A week without children


I'm nearing the conclusion of a child-free week and my emotions are all jumbled.

Am I a bad mother because I looked forward to this? Should I judge myself more harshly for reveling in every battle-free bedtime and stressless morning?

I did not wake up once gasping -- wondering where my children were and then suddenly remembering.

I should feel bad, shouldn't I? Because I don't.

Oh my, I missed my girls something fierce. I missed hearing blow-by-blow recaps of movies we've seen 100 times. I missed talking about school and combing wet hair and hugs and kisses and loving letters.

At the same time ... the FREEDOM! The blessed FREEDOM!

I had the exact same fast food meal three nights in a row, skipped dinner entirely twice and one night made French toast at 10 p.m. and ate it in a little tent in front of the television.

My house is in exactly the same state it was when the girls left. I did not wisely use my time to do any of the things that parents say they can't get done because they have children.

I did not clean.

I did not iron.

I did not catch up on laundry or scour the oven or shovel the snow.

I didn't even do any of the things that parents say they'd do if they didn't have children.

I didn't hop in the car and take off for parts unknown.

I didn't catch up on reading.

I didn't stay up late sipping wine and having clever conversations with erudite friends.

To be honest, I'm not sure what I did -- well, except contribute minimally to the construction of the tent around the television.

Yes, the entire week my children have been gone, the couch has been three feet from the television with blankets draped over the top to make a private little theater.

It was going to be a one-night kind of thing, but it was so warm and cozy, that I decided to keep it.

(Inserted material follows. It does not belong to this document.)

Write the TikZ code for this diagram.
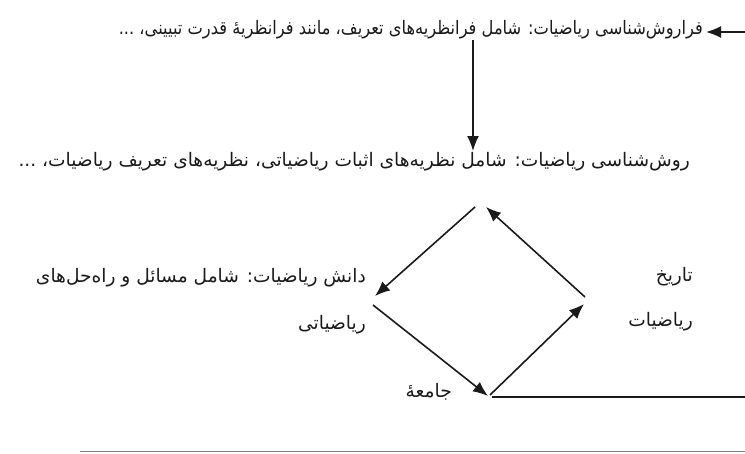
\documentclass[tikz,border=0pt]{standalone}
\usepackage{fontspec}
\usepackage{graphicx}
\usetikzlibrary{arrows.meta}
\TeXXeTstate=1
\newfontfamily\arabicfont[Script=Arabic]{DejaVu Sans}
\definecolor{ink}{HTML}{1A1A1A}
\begin{document}
\begin{tikzpicture}[x=1pt,y=-1pt,
  lbl/.style={inner sep=0pt, anchor=east, text=ink, font=\arabicfont\fontsize{18.6}{22}\selectfont},
  conn/.style={draw=ink, line width=1.6pt},
  arr/.style={conn, -{Latex[length=15pt,width=12pt]}}]
\useasboundingbox (0,0) rectangle (745,453);
% texts
\node[lbl] (meta) at (703,30) {\resizebox{584pt}{\height}{\beginR فراروش‌شناسی ریاضیات: شامل فرانظریه‌های تعریف، مانند فرانظریهٔ قدرت تبیینی، ...\endR}};
\node[lbl] (meth) at (690,162) {\beginR روش‌شناسی ریاضیات: شامل نظریه‌های اثبات ریاضیاتی، نظریه‌های تعریف ریاضیات، ...\endR};
\node[lbl] (know1) at (366,278) {\beginR دانش ریاضیات: شامل مسائل و راه‌حل‌های\endR};
\node[lbl] (know2) at (366,325) {\beginR ریاضیاتی\endR};
\node[lbl] (hist1) at (693,277) {\beginR تاریخ\endR};
\node[lbl] (hist2) at (693,322) {\beginR ریاضیات\endR};
\node[lbl] (soc) at (452,392) {\beginR جامعهٔ\endR};
% coordinates
\coordinate (inR) at (745,32);
\coordinate (inT) at (706,32);
\coordinate (vA) at (473,40);
\coordinate (vB) at (473,151);
\coordinate (topS) at (585,297);
\coordinate (topE) at (486,207);
\coordinate (leftS) at (475,207);
\coordinate (leftE) at (375,296);
\coordinate (botS) at (373,305);
\coordinate (botE) at (488,396);
\coordinate (rgtS) at (490,395);
\coordinate (rgtE) at (584,304);
\coordinate (hA) at (492,397);
\coordinate (hB) at (745,397);
\coordinate (pgA) at (80,451.5);
\coordinate (pgB) at (745,451.5);
% connectors
\draw[arr] (inR) -- (inT);
\draw[arr] (vA) -- (vB);
\draw[arr] (topS) -- (topE);
\draw[arr] (leftS) -- (leftE);
\draw[arr] (botS) -- (botE);
\draw[arr] (rgtS) -- (rgtE);
\draw[conn] (hA) -- (hB);
\draw[draw=gray, line width=1.5pt] (pgA) -- (pgB);
\end{tikzpicture}
\end{document}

I believe that's my only notable accomplishment for the week. OK, I did take out the trash, so that makes two. OK, one. Making a tent is only a notable accomplishment if you're lost in the woods and put together a shelter using your shoelaces, a few branches, pine boughs and bubble gum.

What really gets me are the things I said I'd do and didn't.

I guess it brings to light one really, really important fact: My children probably aren't to blame for my lack of progress on the home front.

I'm going to forget that now. I urge you to do the same.

In exchange for food, clothing and shelter, I think I'm entitled to shift a little blame.


As of this morning, the girls have been back approximately 12 hours -- and you wouldn't believe what I haven't done because of it. Although by now, I can add several hugs, a few kisses and a bedtime story to my list of accomplishments.

Oh yeah. Those count.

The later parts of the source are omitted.